Dataset excerpt:

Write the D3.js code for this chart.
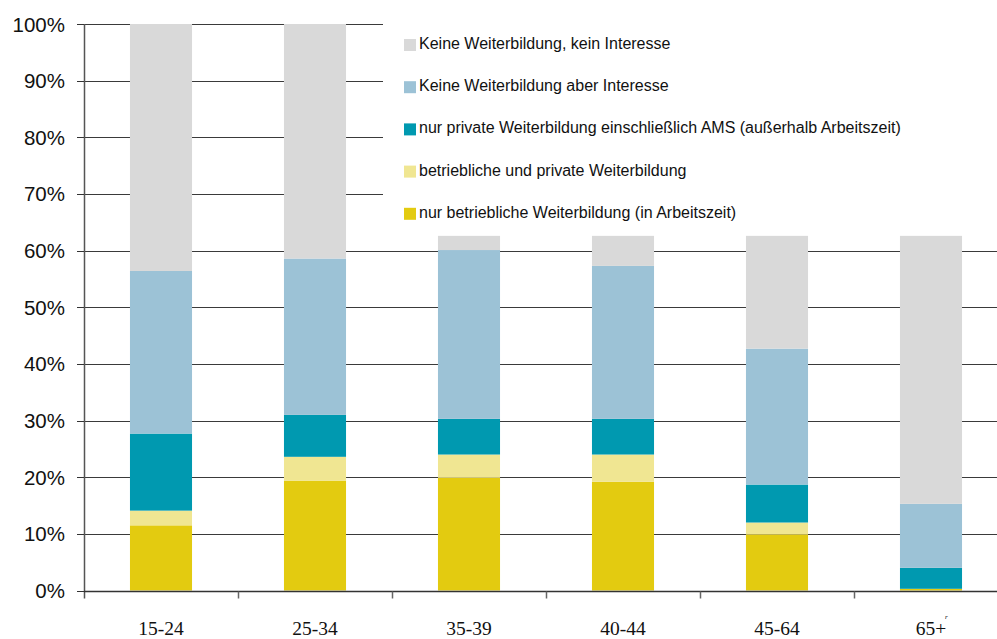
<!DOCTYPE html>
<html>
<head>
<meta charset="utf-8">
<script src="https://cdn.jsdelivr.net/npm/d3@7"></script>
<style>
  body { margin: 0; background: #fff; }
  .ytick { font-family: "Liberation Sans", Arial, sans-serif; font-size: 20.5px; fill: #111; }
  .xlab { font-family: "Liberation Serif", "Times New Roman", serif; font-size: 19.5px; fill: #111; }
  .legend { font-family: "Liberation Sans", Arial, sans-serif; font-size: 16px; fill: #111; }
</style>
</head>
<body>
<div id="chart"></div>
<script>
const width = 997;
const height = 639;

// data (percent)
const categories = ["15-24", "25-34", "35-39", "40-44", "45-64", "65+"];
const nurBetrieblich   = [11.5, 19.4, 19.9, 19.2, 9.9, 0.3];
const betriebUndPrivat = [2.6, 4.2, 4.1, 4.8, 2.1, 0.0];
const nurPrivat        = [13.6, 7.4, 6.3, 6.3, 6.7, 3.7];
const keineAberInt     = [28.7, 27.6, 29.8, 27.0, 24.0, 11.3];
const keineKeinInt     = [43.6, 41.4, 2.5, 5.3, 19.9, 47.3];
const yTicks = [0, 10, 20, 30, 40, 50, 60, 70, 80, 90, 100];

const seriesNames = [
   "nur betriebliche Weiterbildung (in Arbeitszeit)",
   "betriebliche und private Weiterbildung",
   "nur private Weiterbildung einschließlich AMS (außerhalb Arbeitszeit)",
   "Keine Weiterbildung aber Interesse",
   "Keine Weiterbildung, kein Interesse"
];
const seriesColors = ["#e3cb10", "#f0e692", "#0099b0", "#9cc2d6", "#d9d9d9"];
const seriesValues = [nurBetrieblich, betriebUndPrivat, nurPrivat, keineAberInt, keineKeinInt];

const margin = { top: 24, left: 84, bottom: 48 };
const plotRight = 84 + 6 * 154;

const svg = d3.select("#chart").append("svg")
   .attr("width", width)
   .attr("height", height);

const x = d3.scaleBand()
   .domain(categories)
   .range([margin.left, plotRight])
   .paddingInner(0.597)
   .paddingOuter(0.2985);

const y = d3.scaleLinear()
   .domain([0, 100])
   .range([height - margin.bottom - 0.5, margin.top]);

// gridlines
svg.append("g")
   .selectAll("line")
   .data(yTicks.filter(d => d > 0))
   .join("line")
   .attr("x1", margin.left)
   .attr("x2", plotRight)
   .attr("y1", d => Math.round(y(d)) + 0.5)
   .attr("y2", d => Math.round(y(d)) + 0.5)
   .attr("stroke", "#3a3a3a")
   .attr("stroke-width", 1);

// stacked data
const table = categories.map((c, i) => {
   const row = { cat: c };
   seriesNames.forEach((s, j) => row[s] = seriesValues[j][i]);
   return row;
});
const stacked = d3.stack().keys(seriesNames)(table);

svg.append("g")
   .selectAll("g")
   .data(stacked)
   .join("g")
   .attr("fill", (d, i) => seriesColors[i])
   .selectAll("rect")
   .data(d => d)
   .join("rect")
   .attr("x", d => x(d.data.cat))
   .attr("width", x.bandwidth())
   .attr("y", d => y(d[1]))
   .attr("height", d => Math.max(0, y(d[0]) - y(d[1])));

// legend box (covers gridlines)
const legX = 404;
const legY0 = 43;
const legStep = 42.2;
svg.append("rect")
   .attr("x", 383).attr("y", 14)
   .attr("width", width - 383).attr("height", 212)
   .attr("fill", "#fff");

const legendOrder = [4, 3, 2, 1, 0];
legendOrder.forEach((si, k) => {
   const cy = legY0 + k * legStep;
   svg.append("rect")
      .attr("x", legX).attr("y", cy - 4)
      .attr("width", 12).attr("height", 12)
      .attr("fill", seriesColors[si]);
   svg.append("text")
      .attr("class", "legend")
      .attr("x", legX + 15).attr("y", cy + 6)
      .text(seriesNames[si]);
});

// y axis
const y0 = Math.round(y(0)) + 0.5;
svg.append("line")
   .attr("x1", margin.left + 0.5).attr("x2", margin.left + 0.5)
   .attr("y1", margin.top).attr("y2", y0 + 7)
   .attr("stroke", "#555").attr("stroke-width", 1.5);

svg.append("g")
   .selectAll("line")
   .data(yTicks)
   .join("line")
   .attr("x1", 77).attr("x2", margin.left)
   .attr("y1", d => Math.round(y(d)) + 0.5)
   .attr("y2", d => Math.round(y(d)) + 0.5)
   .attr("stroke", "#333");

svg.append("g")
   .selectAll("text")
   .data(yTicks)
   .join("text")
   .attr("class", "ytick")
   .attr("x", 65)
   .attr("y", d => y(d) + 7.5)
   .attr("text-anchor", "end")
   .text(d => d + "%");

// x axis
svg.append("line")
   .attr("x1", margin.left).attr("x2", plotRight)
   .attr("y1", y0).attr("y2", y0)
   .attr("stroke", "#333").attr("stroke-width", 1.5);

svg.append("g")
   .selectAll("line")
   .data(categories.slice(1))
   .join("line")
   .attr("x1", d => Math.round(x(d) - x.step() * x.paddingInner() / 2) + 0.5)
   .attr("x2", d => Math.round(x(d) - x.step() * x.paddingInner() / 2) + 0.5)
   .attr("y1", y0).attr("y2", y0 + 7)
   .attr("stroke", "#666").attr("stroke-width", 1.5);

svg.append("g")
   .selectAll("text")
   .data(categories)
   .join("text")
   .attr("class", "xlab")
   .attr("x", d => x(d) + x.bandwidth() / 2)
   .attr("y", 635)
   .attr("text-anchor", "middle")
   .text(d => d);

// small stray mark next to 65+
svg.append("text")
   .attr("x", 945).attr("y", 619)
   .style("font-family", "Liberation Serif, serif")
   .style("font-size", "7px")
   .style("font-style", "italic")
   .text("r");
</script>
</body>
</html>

What you need to do:
Write out an exact copy of the listing, first line through the line containing "const height = 639;", with the pictures left out.

Output of the exercise:
Write the D3.js code for this chart.
<!DOCTYPE html>
<html>
<head>
<meta charset="utf-8">
<script src="https://cdn.jsdelivr.net/npm/d3@7"></script>
<style>
  body { margin: 0; background: #fff; }
  .ytick { font-family: "Liberation Sans", Arial, sans-serif; font-size: 20.5px; fill: #111; }
  .xlab { font-family: "Liberation Serif", "Times New Roman", serif; font-size: 19.5px; fill: #111; }
  .legend { font-family: "Liberation Sans", Arial, sans-serif; font-size: 16px; fill: #111; }
</style>
</head>
<body>
<div id="chart"></div>
<script>
const width = 997;
const height = 639;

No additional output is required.